Social Media vs Mental Health

Friday 17 Mar 2023, 10:20 pm

I read a really interesting article recently, which I’m linking here: https://jonathanhaidt.substack.com/p/social-media-mental-illness-epidemic.

The article explores a ‘mental illness epidemic in teen girls’, and puts forward an exceptionally strong argument that this is caused by social media.

There were a few things I found really interesting.

COVID Didn’t Change Much

COVID didn’t have much effect on the overall trends, which just kept marching on as they have since around 2012

The author posits that ”[t]eens were already socially distanced by 2019”, so COVID had limited effect. This is a really interesting observation, and seems at least anecdotally true. A preceding article was posted with a graph supporting this conclusion.

Daily Avg Time with Friends (minutes)

2012 is an interesting reference point here, as it was around the time Instagram really took off (after being bought by Facebook). However, the author says that there are multiple causes, summarising his position by saying ”in brief, it’s the transition from a play-based childhood involving a lot of risky unsupervised play, which is essential for overcoming fear and fragility, to a phone-based childhood which blocks normal human development by taking time away from sleep, play, and in-person socializing, as well as causing addiction and drowning kids in social comparisons they can’t win.

Most Existing Studies Are Flawed

Nearly all of the research […] have treated social media as if it were like sugar consumption. But social media is very different because it transforms social life for everyone, even for those who don’t use social media, whereas sugar consumption just harms the consumer. [… In] 2015, when most girls are on Instagram [, s]uppose that a 12-year-old girl decided to quit all social media platforms. Would her mental health improve? Not necessarily.

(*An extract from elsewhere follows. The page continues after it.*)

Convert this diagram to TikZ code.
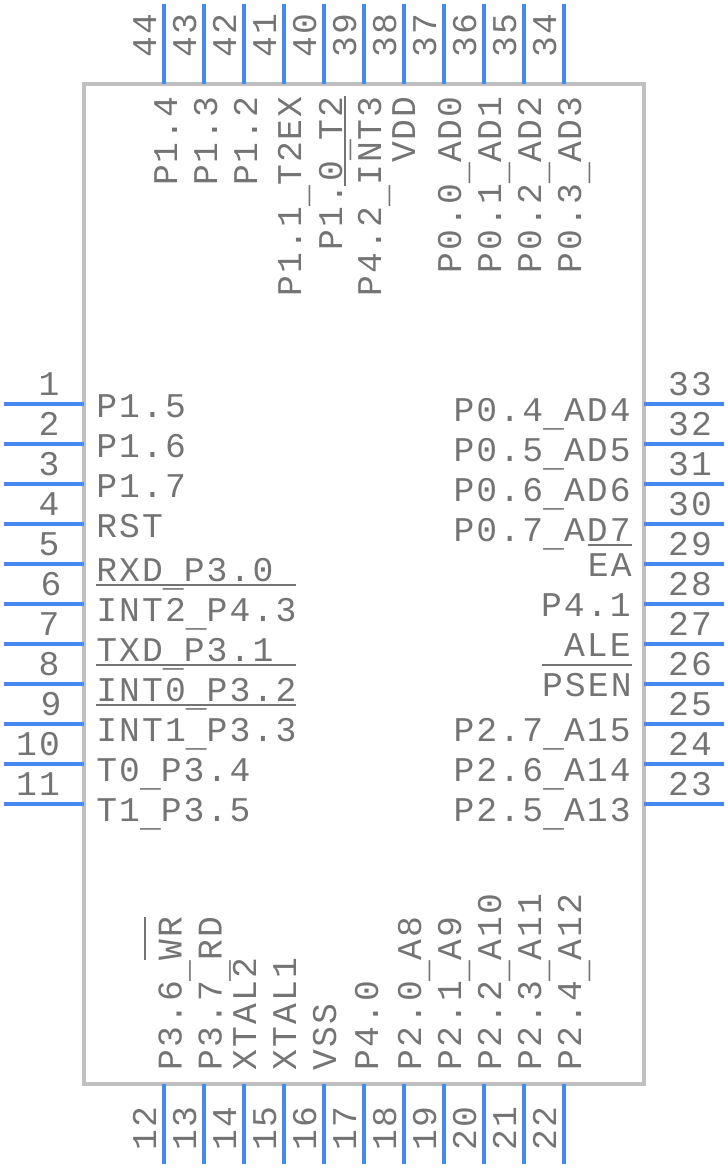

Having individual children quit social media may have net negative consequences for that individual (which is known as the ’Goldilocks effect’). There’s a wealth of studies looking into mental health and sovial media, but often those studies are flawed, or come to conclusions based on only one aspect of the problem: docs.google.com/document/d/1w-HOfseF2wF9YIpXwUUtP65-olnkPyWcgF5BiAtBEy0. Even then, the vast majority of studies find high correlations between social media use and mental health issues.

18 experiments have been conducted. 12 found a causal effect, and six didn’t. Of the six, four asked participants to reduce social media use for less than a week. Removing all short studies, 8 found a causal effect and 2 did not.

Furthermore, as the graph below shows, ‘low dose’ usage (an hour or two per day) is not much worse than not using social media at all—in fact for boys it even appears that up to 2 hours per day is even beneficial. However, the correlation is very high.

Percent of UK Teens Depressed as a Function of Hours per Weekday on Social Media

It was also interesting to note that ‘controlling for these psychological variables [that are potential mediators of a relationship between social media usage and poor mental health, such as negative attitudes about school and closeness with parents] heavily suppressed the relationship between social media use and poor mental health.’

It’s Worse for Girls

most teen girls (57%) now say that they experience persistent sadness or hopelessness [and] 30% of teen girls now say that they have seriously considered suicide

Correlation is very high between social media use and depression/anxiety for girls in particular. “the proper comparison is not potatoes and eyeglasses, it is marijuana use and binge drinking”. When looking at rural areas with poor internet connections, it was found that the introduction of high-speed wireless internet “significantly increased teen girls’ mental health diagnoses — by 90% — relative to teen boys”.

I can’t be the only one to find this extremely concerning?